How to Convert HTML Pages to PDF using Python


Convert HTML to PDF with Python

PDF is one of the most used digital format to save or transfer documents. In this article, we will learn how to convert HTML page to PDF.

What additional libraries or software do we need?

We will use pdfkit library and wkhtmltopdf.

Install pdfkit

To install pdfkit, run the following pip command.

pip install pdfkit
Install pdfkit library

Install wkhtmltopdf

Ubuntu or Debian users can install wkhtmltopdf using below apt-get command.
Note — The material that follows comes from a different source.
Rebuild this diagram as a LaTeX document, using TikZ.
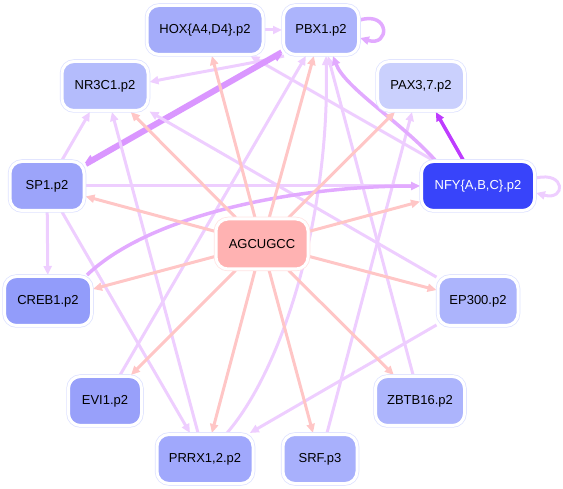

sudo apt-get install wkhtmltopdf

Provide the password if prompted.

Windows users can download wkhtmltopdf from this official github repository wkhtmltopdf. The file size would be around 25MB and takes a moment to download.

Once downloaded, double click on the binary file and continue with the installation. It would be mostly installed at the path C:\Program Files\wkhtmltopdf. We should add bin folder to the system PATH variable in Environment Variables. For example, C:\Program Files\wkhtmltopdf\bin.

Add wkhtmltopdf to Path Environment Variable
Adding wkhtmltopdf/bin to Path environment variable.

Restart the command prompt, if you are running the python program using command prompt python command for the Path to take effect.

Example 1: HTML to PDF using URL

Now that the environment is setup, following is a simple example to convert HTML to PDF, where HTML is downloaded from a URL. We use the function from_url().

Python Program

import pdfkit 

pdfkit.from_url('https://www.google.com/','sample.pdf') 

The converted PDF file is saved to the current path in the command prompt or terminal.

Output pdf file would look like

Example 2: Convert HTML to PDF from Local File

If your HTML file is stored locally, you can use from_file() function and convert the local HTML file to PDF.

Python Program

import pdfkit 

pdfkit.from_file('local.html', 'sample.pdf') 

Example 2: Convert HTML String to PDF

If your HTML data is stored in a Python variable, you can use from_string() function and convert the HTML string to PDF.

Python Program

import pdfkit 

var htmlstr = '<h2>Heading 2</h2><p>Sample paragraph.</p>'

pdfkit.from_string(htmlstr, 'sample.pdf') 

Summary

We have successfully converted a HTML data to PDF. We have considered HTML data to be from a URL, local file or a string.